**Source material**
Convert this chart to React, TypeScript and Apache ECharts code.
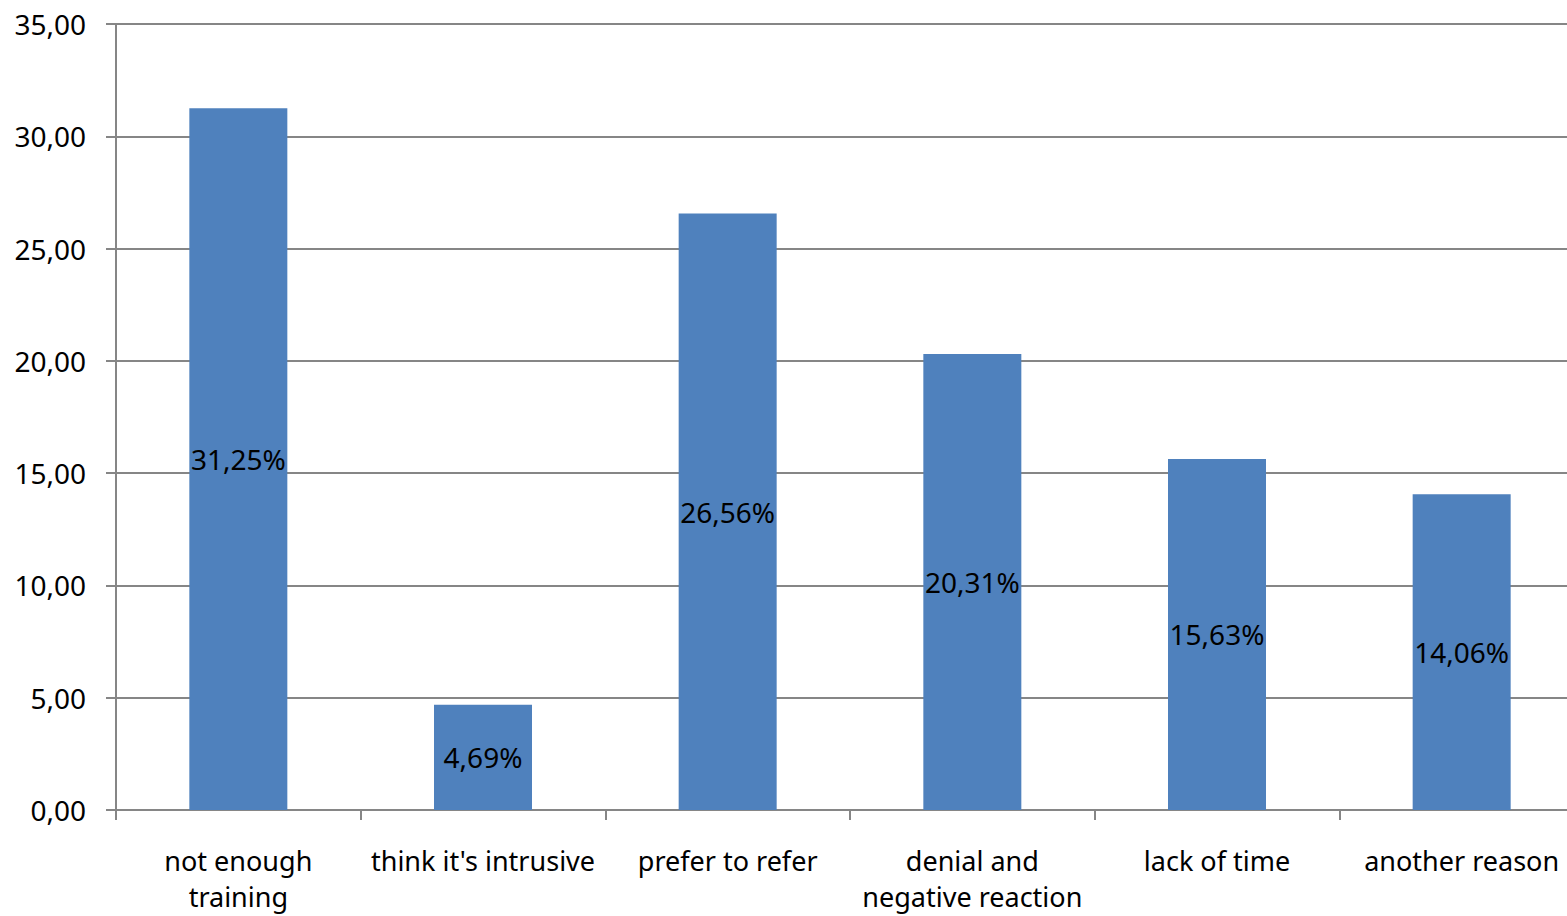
import React, { useEffect, useRef } from "react";
import * as echarts from "echarts";

// Reasons given, with the share of answers for each (percent)
const categories: string[] = [
  "not enough\ntraining",
  "think it's intrusive",
  "prefer to refer",
  "denial and\nnegative reaction",
  "lack of time",
  "another reason",
];
const shares: number[] = [31.25, 4.69, 26.56, 20.31, 15.63, 14.06];

// Value axis range
const axisMin = 0;
const axisMax = 35;
const axisStep = 5;

const FONT = "'Noto Sans', sans-serif";
const GRID_GREY = "#868686";
const BAR_BLUE = "#4F81BD";

const commaDecimal = (v: number) => v.toFixed(2).replace(".", ",");

export default function App() {
  const ref = useRef<HTMLDivElement>(null);

  useEffect(() => {
    if (!ref.current) return;
    const chart = echarts.init(ref.current, undefined, { renderer: "svg" });
    chart.setOption({
      animation: false,
      backgroundColor: "#ffffff",
      // the plot runs a little past the right edge of the canvas
      grid: {
        left: 116,
        right: -17,
        top: 24,
        bottom: 106,
        containLabel: false,
        outerBoundsMode: "none",
      },
      xAxis: {
        type: "category",
        data: categories,
        axisLine: { lineStyle: { color: GRID_GREY, width: 2 } },
        axisTick: {
          show: true,
          length: 10,
          alignWithLabel: false,
          lineStyle: { color: GRID_GREY, width: 2 },
        },
        axisLabel: {
          interval: 0,
          margin: 32,
          color: "#000000",
          fontFamily: FONT,
          fontSize: 27,
          lineHeight: 36,
        },
      },
      yAxis: {
        type: "value",
        min: axisMin,
        max: axisMax,
        interval: axisStep,
        axisLine: { show: true, lineStyle: { color: GRID_GREY, width: 2 } },
        axisTick: { show: true, length: 10, lineStyle: { color: GRID_GREY, width: 2 } },
        splitLine: { show: true, lineStyle: { color: GRID_GREY, width: 2 } },
        axisLabel: {
          margin: 30,
          color: "#000000",
          fontFamily: FONT,
          fontSize: 28,
          formatter: (v: number) => commaDecimal(v),
        },
      },
      series: [
        {
          type: "bar",
          data: shares,
          barWidth: 98,
          itemStyle: { color: BAR_BLUE },
          label: {
            show: true,
            position: "inside",
            color: "#000000",
            fontFamily: FONT,
            fontSize: 28,
            formatter: (p: any) => commaDecimal(p.value) + "%",
          },
        },
      ],
    });
    return () => chart.dispose();
  }, []);

  return (
    <div
      ref={ref}
      style={{ position: "fixed", left: 0, top: 0, width: 1567, height: 916, background: "#fff" }}
    />
  );
}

**Requirements**
Repeat exactly and only the lines from the start of the data above through the line that holds "const ref = useRef<HTMLDivElement>(null);", inclusive. Pictures do not belong in the copy.

**Task result**
Convert this chart to React, TypeScript and Apache ECharts code.
import React, { useEffect, useRef } from "react";
import * as echarts from "echarts";

// Reasons given, with the share of answers for each (percent)
const categories: string[] = [
  "not enough\ntraining",
  "think it's intrusive",
  "prefer to refer",
  "denial and\nnegative reaction",
  "lack of time",
  "another reason",
];
const shares: number[] = [31.25, 4.69, 26.56, 20.31, 15.63, 14.06];

// Value axis range
const axisMin = 0;
const axisMax = 35;
const axisStep = 5;

const FONT = "'Noto Sans', sans-serif";
const GRID_GREY = "#868686";
const BAR_BLUE = "#4F81BD";

const commaDecimal = (v: number) => v.toFixed(2).replace(".", ",");

export default function App() {
  const ref = useRef<HTMLDivElement>(null);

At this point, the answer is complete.